- Date: 5–11 October
- Edition: 20th
- Category: Championship Series
- Draw: 64S / 32D
- Prize money: $825,000
- Surface: Hard / indoor
- Location: Sydney, Australia
- Venue: Sydney Entertainment Centre

Champions

Singles
- Goran Ivanišević

Doubles
- Patrick McEnroe / Jonathan Stark
- ← 1991 · Australian Indoor Championships · 1993 →

= 1992 Australian Indoor Championships =

The 1992 Australian Indoor Championships was a men's tennis tournament played on indoor hard courts at the Sydney Entertainment Centre in Sydney, Australia and was part of the Championship Series of the 1992 ATP Tour.

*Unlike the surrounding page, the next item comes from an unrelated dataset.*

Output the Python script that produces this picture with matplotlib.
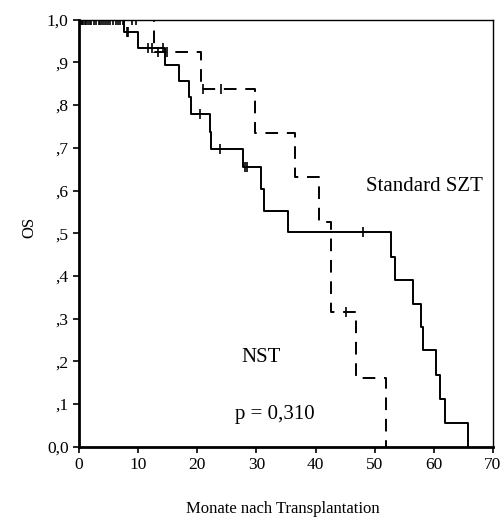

It was the 20th edition of the tournament and ran from 5 through 11 October 1992. Second-seeded Goran Ivanišević won the singles title.

==Finals==
===Singles===

CRO Goran Ivanišević defeated SWE Stefan Edberg 6–4, 6–2, 6–4
- It was Ivanišević's 2nd singles title of the year and the 5th of his career.

===Doubles===

USA Patrick McEnroe / USA Jonathan Stark defeated USA Jim Grabb / USA Richey Reneberg 6–2, 6–3
- It was McEnroe's 2nd title of the year and the 8th of his career. It was Stark's 2nd title of the year and the 2nd of his career.